>> Start Data segment

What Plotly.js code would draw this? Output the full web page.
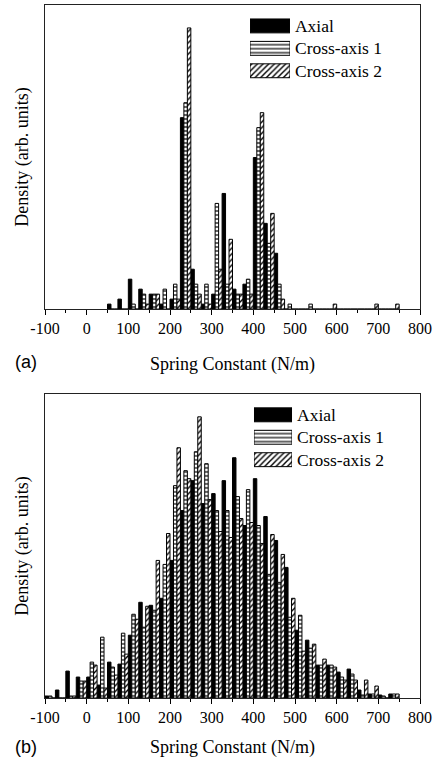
<!DOCTYPE html>
<html><head><meta charset="utf-8">
<script src="https://cdn.plot.ly/plotly-3.0.1.min.js"></script>
<style>html,body{margin:0;padding:0;background:#fff}#chart{width:437px;height:758px}</style>
</head><body><div id="chart"></div>
<script>
// ---------- data ----------
const seriesNames = ['Axial', 'Cross-axis 1', 'Cross-axis 2'];

// panel (a): bin centres (N/m), 25 N/m bins
const binCentersA = [62.5, 87.5, 112.5, 137.5, 162.5, 187.5, 212.5, 237.5, 262.5, 287.5,
  312.5, 337.5, 362.5, 387.5, 412.5, 437.5, 462.5, 487.5, 512.5, 537.5,
  562.5, 587.5, 612.5, 637.5, 662.5, 687.5, 712.5, 737.5];
const axialA = [5, 10, 30, 20, 15, 5, 10, 192, 40, 5, 15, 116, 20, 25, 152, 86, 56, 0, 0, 0, 0, 0, 0, 0, 0, 0, 0, 0];
const cross1A = [0, 0, 5, 15, 15, 20, 25, 207, 25, 25, 106, 25, 15, 30, 182, 66, 25, 5, 0, 5, 0, 0, 0, 0, 0, 0, 0, 0];
const cross2A = [0, 0, 0, 5, 15, 0, 10, 282, 15, 5, 40, 70, 15, 15, 197, 96, 10, 0, 0, 0, 0, 5, 0, 0, 0, 5, 0, 5];

// panel (b)
const binCentersB = [-87.5, -62.5, -37.5, -12.5, 12.5, 37.5, 62.5, 87.5, 112.5, 137.5,
  162.5, 187.5, 212.5, 237.5, 262.5, 287.5, 312.5, 337.5, 362.5, 387.5,
  412.5, 437.5, 462.5, 487.5, 512.5, 537.5, 562.5, 587.5, 612.5, 637.5,
  662.5, 687.5, 712.5, 737.5];
const axialB = [2, 8, 27, 21, 21, 13, 36, 34, 63, 96, 93, 100, 138, 188, 218, 195, 205, 218, 241, 173,
  220, 182, 158, 131, 68, 58, 33, 33, 26, 29, 8, 4, 3, 4];
const cross1B = [2, 0, 2, 17, 36, 61, 31, 65, 84, 71, 88, 134, 213, 228, 247, 235, 188, 188, 202, 209,
  173, 124, 116, 81, 83, 50, 33, 33, 21, 24, 3, 4, 2, 4];
const cross2B = [0, 0, 2, 17, 33, 10, 23, 44, 79, 92, 138, 165, 251, 220, 282, 199, 167, 161, 180, 176,
  155, 164, 144, 100, 47, 54, 39, 31, 18, 18, 18, 12, 0, 4];

const xTickVals = [-100, 0, 100, 200, 300, 400, 500, 600, 700, 800];
const xTickText = ['-100', '0', '100', '200', '300', '400', '500', '600', '700', '800'];
const xTitle = 'Spring Constant (N/m)';
const yTitle = 'Density (arb. units)';
const panelLabels = ['(a)', '(b)'];

// ---------- styles ----------
const SERIF = 'Liberation Serif, Times New Roman, serif';
const SANS = 'Liberation Sans, Arial, sans-serif';
const styles = [
  {color: '#000000', line: {color: '#000', width: 1}},
  {color: '#ffffff', line: {color: '#000', width: 1},
   pattern: {shape: '-', fgcolor: '#000', bgcolor: '#fff', size: 4, solidity: 0.3}},
  {color: '#ffffff', line: {color: '#000', width: 1},
   pattern: {shape: '/', fgcolor: '#000', bgcolor: '#fff', size: 4, solidity: 0.35}}
];

function barTrace(x, y, i, xa, ya) {
  return {type: 'bar', x: x, y: y, name: seriesNames[i], xaxis: xa, yaxis: ya,
          marker: styles[i], showlegend: false, hoverinfo: 'skip'};
}

const data = [
  barTrace(binCentersA, axialA, 0, 'x', 'y'),
  barTrace(binCentersA, cross1A, 1, 'x', 'y'),
  barTrace(binCentersA, cross2A, 2, 'x', 'y'),
  barTrace(binCentersB, axialB, 0, 'x2', 'y2'),
  barTrace(binCentersB, cross1B, 1, 'x2', 'y2'),
  barTrace(binCentersB, cross2B, 2, 'x2', 'y2')
];

// legend swatches drawn as bars on small helper axes
function swatchTraces(xa, ya) {
  return seriesNames.map((nm, i) => ({
    type: 'bar', orientation: 'h', y: [nm], x: [1], xaxis: xa, yaxis: ya,
    width: 0.62, offsetgroup: 'sw', showlegend: false, hoverinfo: 'skip',
    marker: styles[i]
  }));
}
swatchTraces('x3', 'y3').forEach(t => data.push(t));
swatchTraces('x4', 'y4').forEach(t => data.push(t));

function xAxis(anchor, standoff) {
  return {anchor: anchor, domain: [0, 1], range: [-100, 800],
    tickmode: 'array', tickvals: xTickVals, ticktext: xTickText,
    ticks: 'outside', ticklen: 5, tickwidth: 1, tickcolor: '#000',
    minor: {dtick: 50, tick0: 0, ticks: 'outside', ticklen: 3, tickcolor: '#000', showgrid: false},
    showline: true, mirror: true, linecolor: '#222', linewidth: 1,
    showgrid: false, zeroline: false, fixedrange: true,
    tickfont: {family: SERIF, size: 16, color: '#000'},
    automargin: true,
    title: {text: xTitle, font: {family: SERIF, size: 18, color: '#000'}, standoff: standoff}};
}
function yAxis(anchor, dom) {
  return {anchor: anchor, domain: dom, range: [0, 305], showticklabels: false, ticks: '',
    showline: true, mirror: true, linecolor: '#222', linewidth: 1,
    showgrid: false, zeroline: false, fixedrange: true, automargin: true,
    title: {text: yTitle, font: {family: SERIF, size: 18, color: '#000'}, standoff: 10}};
}
function swX(anchor, dom) {
  return {anchor: anchor, domain: dom, range: [0, 1], visible: false, fixedrange: true};
}
function swY(anchor, dom) {
  return {anchor: anchor, domain: dom, type: 'category', autorange: 'reversed', side: 'right',
    showline: false, showgrid: false, zeroline: false, ticks: '', fixedrange: true,
    ticklabelstandoff: 4,
    tickfont: {family: SERIF, size: 17.5, color: '#000'}};
}

const layout = {
  width: 437, height: 758,
  margin: {l: 45, r: 17, t: 4, b: 59},
  paper_bgcolor: '#fff', plot_bgcolor: '#fff',
  barmode: 'group', bargap: 0, bargroupgap: 0,
  showlegend: false,
  xaxis: xAxis('y', 21),
  yaxis: yAxis('x', [0.5612, 1]),
  xaxis2: xAxis('y2', 15),
  yaxis2: yAxis('x2', [0, 0.4388]),
  xaxis3: swX('y3', [0.5467, 0.6533]),
  yaxis3: swY('x3', [0.8889, 0.9860]),
  xaxis4: swX('y4', [0.5573, 0.6587]),
  yaxis4: swY('x4', [0.3277, 0.4248]),
  annotations: [
    {text: panelLabels[0], xref: 'paper', yref: 'paper', x: -0.0507, y: 0.4849,
     xanchor: 'center', yanchor: 'middle', showarrow: false,
     font: {family: SANS, size: 18, color: '#000'}},
    {text: panelLabels[1], xref: 'paper', yref: 'paper', x: -0.0507, y: -0.0705,
     xanchor: 'center', yanchor: 'middle', showarrow: false,
     font: {family: SANS, size: 18, color: '#000'}}
  ]
};

Plotly.newPlot('chart', data, layout, {displayModeBar: false, staticPlot: true});
</script>
</body></html>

>> End Data segment

### What the task asks
Reproduce the whole listing word for word, setting aside any pictures.

### Answer to this problem
What Plotly.js code would draw this? Output the full web page.
<!DOCTYPE html>
<html><head><meta charset="utf-8">
<script src="https://cdn.plot.ly/plotly-3.0.1.min.js"></script>
<style>html,body{margin:0;padding:0;background:#fff}#chart{width:437px;height:758px}</style>
</head><body><div id="chart"></div>
<script>
// ---------- data ----------
const seriesNames = ['Axial', 'Cross-axis 1', 'Cross-axis 2'];

// panel (a): bin centres (N/m), 25 N/m bins
const binCentersA = [62.5, 87.5, 112.5, 137.5, 162.5, 187.5, 212.5, 237.5, 262.5, 287.5,
  312.5, 337.5, 362.5, 387.5, 412.5, 437.5, 462.5, 487.5, 512.5, 537.5,
  562.5, 587.5, 612.5, 637.5, 662.5, 687.5, 712.5, 737.5];
const axialA = [5, 10, 30, 20, 15, 5, 10, 192, 40, 5, 15, 116, 20, 25, 152, 86, 56, 0, 0, 0, 0, 0, 0, 0, 0, 0, 0, 0];
const cross1A = [0, 0, 5, 15, 15, 20, 25, 207, 25, 25, 106, 25, 15, 30, 182, 66, 25, 5, 0, 5, 0, 0, 0, 0, 0, 0, 0, 0];
const cross2A = [0, 0, 0, 5, 15, 0, 10, 282, 15, 5, 40, 70, 15, 15, 197, 96, 10, 0, 0, 0, 0, 5, 0, 0, 0, 5, 0, 5];

// panel (b)
const binCentersB = [-87.5, -62.5, -37.5, -12.5, 12.5, 37.5, 62.5, 87.5, 112.5, 137.5,
  162.5, 187.5, 212.5, 237.5, 262.5, 287.5, 312.5, 337.5, 362.5, 387.5,
  412.5, 437.5, 462.5, 487.5, 512.5, 537.5, 562.5, 587.5, 612.5, 637.5,
  662.5, 687.5, 712.5, 737.5];
const axialB = [2, 8, 27, 21, 21, 13, 36, 34, 63, 96, 93, 100, 138, 188, 218, 195, 205, 218, 241, 173,
  220, 182, 158, 131, 68, 58, 33, 33, 26, 29, 8, 4, 3, 4];
const cross1B = [2, 0, 2, 17, 36, 61, 31, 65, 84, 71, 88, 134, 213, 228, 247, 235, 188, 188, 202, 209,
  173, 124, 116, 81, 83, 50, 33, 33, 21, 24, 3, 4, 2, 4];
const cross2B = [0, 0, 2, 17, 33, 10, 23, 44, 79, 92, 138, 165, 251, 220, 282, 199, 167, 161, 180, 176,
  155, 164, 144, 100, 47, 54, 39, 31, 18, 18, 18, 12, 0, 4];

const xTickVals = [-100, 0, 100, 200, 300, 400, 500, 600, 700, 800];
const xTickText = ['-100', '0', '100', '200', '300', '400', '500', '600', '700', '800'];
const xTitle = 'Spring Constant (N/m)';
const yTitle = 'Density (arb. units)';
const panelLabels = ['(a)', '(b)'];

// ---------- styles ----------
const SERIF = 'Liberation Serif, Times New Roman, serif';
const SANS = 'Liberation Sans, Arial, sans-serif';
const styles = [
  {color: '#000000', line: {color: '#000', width: 1}},
  {color: '#ffffff', line: {color: '#000', width: 1},
   pattern: {shape: '-', fgcolor: '#000', bgcolor: '#fff', size: 4, solidity: 0.3}},
  {color: '#ffffff', line: {color: '#000', width: 1},
   pattern: {shape: '/', fgcolor: '#000', bgcolor: '#fff', size: 4, solidity: 0.35}}
];

function barTrace(x, y, i, xa, ya) {
  return {type: 'bar', x: x, y: y, name: seriesNames[i], xaxis: xa, yaxis: ya,
          marker: styles[i], showlegend: false, hoverinfo: 'skip'};
}

const data = [
  barTrace(binCentersA, axialA, 0, 'x', 'y'),
  barTrace(binCentersA, cross1A, 1, 'x', 'y'),
  barTrace(binCentersA, cross2A, 2, 'x', 'y'),
  barTrace(binCentersB, axialB, 0, 'x2', 'y2'),
  barTrace(binCentersB, cross1B, 1, 'x2', 'y2'),
  barTrace(binCentersB, cross2B, 2, 'x2', 'y2')
];

// legend swatches drawn as bars on small helper axes
function swatchTraces(xa, ya) {
  return seriesNames.map((nm, i) => ({
    type: 'bar', orientation: 'h', y: [nm], x: [1], xaxis: xa, yaxis: ya,
    width: 0.62, offsetgroup: 'sw', showlegend: false, hoverinfo: 'skip',
    marker: styles[i]
  }));
}
swatchTraces('x3', 'y3').forEach(t => data.push(t));
swatchTraces('x4', 'y4').forEach(t => data.push(t));

function xAxis(anchor, standoff) {
  return {anchor: anchor, domain: [0, 1], range: [-100, 800],
    tickmode: 'array', tickvals: xTickVals, ticktext: xTickText,
    ticks: 'outside', ticklen: 5, tickwidth: 1, tickcolor: '#000',
    minor: {dtick: 50, tick0: 0, ticks: 'outside', ticklen: 3, tickcolor: '#000', showgrid: false},
    showline: true, mirror: true, linecolor: '#222', linewidth: 1,
    showgrid: false, zeroline: false, fixedrange: true,
    tickfont: {family: SERIF, size: 16, color: '#000'},
    automargin: true,
    title: {text: xTitle, font: {family: SERIF, size: 18, color: '#000'}, standoff: standoff}};
}
function yAxis(anchor, dom) {
  return {anchor: anchor, domain: dom, range: [0, 305], showticklabels: false, ticks: '',
    showline: true, mirror: true, linecolor: '#222', linewidth: 1,
    showgrid: false, zeroline: false, fixedrange: true, automargin: true,
    title: {text: yTitle, font: {family: SERIF, size: 18, color: '#000'}, standoff: 10}};
}
function swX(anchor, dom) {
  return {anchor: anchor, domain: dom, range: [0, 1], visible: false, fixedrange: true};
}
function swY(anchor, dom) {
  return {anchor: anchor, domain: dom, type: 'category', autorange: 'reversed', side: 'right',
    showline: false, showgrid: false, zeroline: false, ticks: '', fixedrange: true,
    ticklabelstandoff: 4,
    tickfont: {family: SERIF, size: 17.5, color: '#000'}};
}

const layout = {
  width: 437, height: 758,
  margin: {l: 45, r: 17, t: 4, b: 59},
  paper_bgcolor: '#fff', plot_bgcolor: '#fff',
  barmode: 'group', bargap: 0, bargroupgap: 0,
  showlegend: false,
  xaxis: xAxis('y', 21),
  yaxis: yAxis('x', [0.5612, 1]),
  xaxis2: xAxis('y2', 15),
  yaxis2: yAxis('x2', [0, 0.4388]),
  xaxis3: swX('y3', [0.5467, 0.6533]),
  yaxis3: swY('x3', [0.8889, 0.9860]),
  xaxis4: swX('y4', [0.5573, 0.6587]),
  yaxis4: swY('x4', [0.3277, 0.4248]),
  annotations: [
    {text: panelLabels[0], xref: 'paper', yref: 'paper', x: -0.0507, y: 0.4849,
     xanchor: 'center', yanchor: 'middle', showarrow: false,
     font: {family: SANS, size: 18, color: '#000'}},
    {text: panelLabels[1], xref: 'paper', yref: 'paper', x: -0.0507, y: -0.0705,
     xanchor: 'center', yanchor: 'middle', showarrow: false,
     font: {family: SANS, size: 18, color: '#000'}}
  ]
};

Plotly.newPlot('chart', data, layout, {displayModeBar: false, staticPlot: true});
</script>
</body></html>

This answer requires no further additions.